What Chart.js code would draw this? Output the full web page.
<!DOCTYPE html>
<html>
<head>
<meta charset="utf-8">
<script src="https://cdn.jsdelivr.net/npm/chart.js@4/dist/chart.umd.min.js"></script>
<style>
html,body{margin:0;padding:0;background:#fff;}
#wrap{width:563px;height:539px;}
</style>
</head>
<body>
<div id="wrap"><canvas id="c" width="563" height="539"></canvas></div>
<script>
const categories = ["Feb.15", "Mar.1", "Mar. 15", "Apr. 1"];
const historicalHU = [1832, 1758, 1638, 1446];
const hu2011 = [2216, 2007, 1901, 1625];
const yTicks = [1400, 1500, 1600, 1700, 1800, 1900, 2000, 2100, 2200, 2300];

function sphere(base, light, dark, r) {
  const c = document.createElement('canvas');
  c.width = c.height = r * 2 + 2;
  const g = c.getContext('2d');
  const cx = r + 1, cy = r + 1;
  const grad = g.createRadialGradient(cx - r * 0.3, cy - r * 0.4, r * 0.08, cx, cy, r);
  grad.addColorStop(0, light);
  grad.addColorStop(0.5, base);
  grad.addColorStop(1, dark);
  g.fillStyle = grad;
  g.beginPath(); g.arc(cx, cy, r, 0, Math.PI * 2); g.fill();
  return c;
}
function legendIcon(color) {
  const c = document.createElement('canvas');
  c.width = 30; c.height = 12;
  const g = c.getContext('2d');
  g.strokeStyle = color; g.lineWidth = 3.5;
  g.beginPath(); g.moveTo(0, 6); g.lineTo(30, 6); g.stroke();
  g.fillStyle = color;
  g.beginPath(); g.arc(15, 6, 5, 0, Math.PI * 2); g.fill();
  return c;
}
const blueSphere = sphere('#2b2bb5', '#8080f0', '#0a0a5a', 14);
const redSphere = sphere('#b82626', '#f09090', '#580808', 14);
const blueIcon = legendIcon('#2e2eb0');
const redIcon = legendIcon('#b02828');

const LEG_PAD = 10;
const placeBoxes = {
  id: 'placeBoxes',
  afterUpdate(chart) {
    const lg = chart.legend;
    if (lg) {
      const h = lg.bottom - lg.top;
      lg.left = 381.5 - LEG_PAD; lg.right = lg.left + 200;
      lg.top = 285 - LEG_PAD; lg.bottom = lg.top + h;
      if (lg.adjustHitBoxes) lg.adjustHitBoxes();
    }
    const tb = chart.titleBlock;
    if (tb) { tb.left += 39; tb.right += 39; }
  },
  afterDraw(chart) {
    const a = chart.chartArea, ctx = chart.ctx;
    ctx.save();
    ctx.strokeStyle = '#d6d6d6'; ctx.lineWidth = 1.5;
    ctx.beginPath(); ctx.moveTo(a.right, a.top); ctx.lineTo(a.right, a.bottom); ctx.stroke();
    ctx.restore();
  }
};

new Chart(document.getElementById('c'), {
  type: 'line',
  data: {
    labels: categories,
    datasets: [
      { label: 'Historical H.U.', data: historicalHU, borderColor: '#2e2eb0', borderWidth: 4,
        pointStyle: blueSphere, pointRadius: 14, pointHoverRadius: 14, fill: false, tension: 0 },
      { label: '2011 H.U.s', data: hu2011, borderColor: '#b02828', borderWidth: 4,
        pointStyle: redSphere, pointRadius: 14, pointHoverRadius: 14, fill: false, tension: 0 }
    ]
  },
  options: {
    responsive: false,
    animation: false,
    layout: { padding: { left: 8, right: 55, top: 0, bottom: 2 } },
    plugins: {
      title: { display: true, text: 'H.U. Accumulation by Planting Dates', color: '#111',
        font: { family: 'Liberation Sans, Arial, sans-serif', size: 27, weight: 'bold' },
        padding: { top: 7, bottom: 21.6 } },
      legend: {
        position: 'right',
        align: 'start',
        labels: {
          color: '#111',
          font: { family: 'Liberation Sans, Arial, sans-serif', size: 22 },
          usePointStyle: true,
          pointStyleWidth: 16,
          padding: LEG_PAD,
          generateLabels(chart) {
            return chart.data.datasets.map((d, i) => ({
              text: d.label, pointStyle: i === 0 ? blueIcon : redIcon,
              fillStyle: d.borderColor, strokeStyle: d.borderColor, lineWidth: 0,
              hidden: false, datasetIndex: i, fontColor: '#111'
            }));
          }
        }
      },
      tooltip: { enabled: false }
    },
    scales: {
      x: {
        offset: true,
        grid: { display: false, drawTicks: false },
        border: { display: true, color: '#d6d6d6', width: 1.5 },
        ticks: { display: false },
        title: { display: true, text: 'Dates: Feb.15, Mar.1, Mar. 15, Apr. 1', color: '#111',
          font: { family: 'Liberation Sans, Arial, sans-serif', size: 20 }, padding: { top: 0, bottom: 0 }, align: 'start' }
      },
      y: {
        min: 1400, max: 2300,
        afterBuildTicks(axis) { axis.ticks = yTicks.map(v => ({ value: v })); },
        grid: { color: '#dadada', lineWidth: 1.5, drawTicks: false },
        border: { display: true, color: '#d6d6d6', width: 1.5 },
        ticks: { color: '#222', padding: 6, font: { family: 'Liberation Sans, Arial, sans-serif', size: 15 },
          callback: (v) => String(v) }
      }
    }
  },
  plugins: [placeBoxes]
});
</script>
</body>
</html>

...

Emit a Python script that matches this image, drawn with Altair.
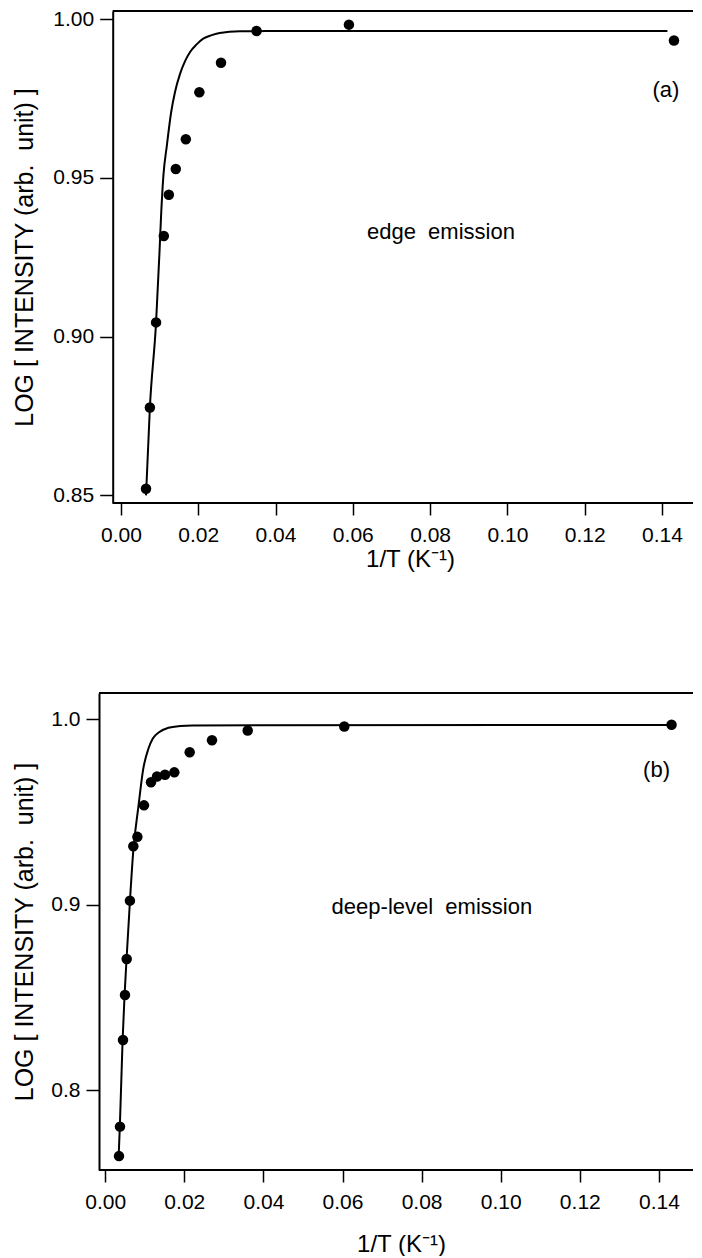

Written problem:
Reproduce the lines exactly, taking as the first line the one with "What Chart.js code" and as the last line the one with "2100, 2200, 2300];", and include nothing else.

The response:
What Chart.js code would draw this? Output the full web page.
<!DOCTYPE html>
<html>
<head>
<meta charset="utf-8">
<script src="https://cdn.jsdelivr.net/npm/chart.js@4/dist/chart.umd.min.js"></script>
<style>
html,body{margin:0;padding:0;background:#fff;}
#wrap{width:563px;height:539px;}
</style>
</head>
<body>
<div id="wrap"><canvas id="c" width="563" height="539"></canvas></div>
<script>
const categories = ["Feb.15", "Mar.1", "Mar. 15", "Apr. 1"];
const historicalHU = [1832, 1758, 1638, 1446];
const hu2011 = [2216, 2007, 1901, 1625];
const yTicks = [1400, 1500, 1600, 1700, 1800, 1900, 2000, 2100, 2200, 2300];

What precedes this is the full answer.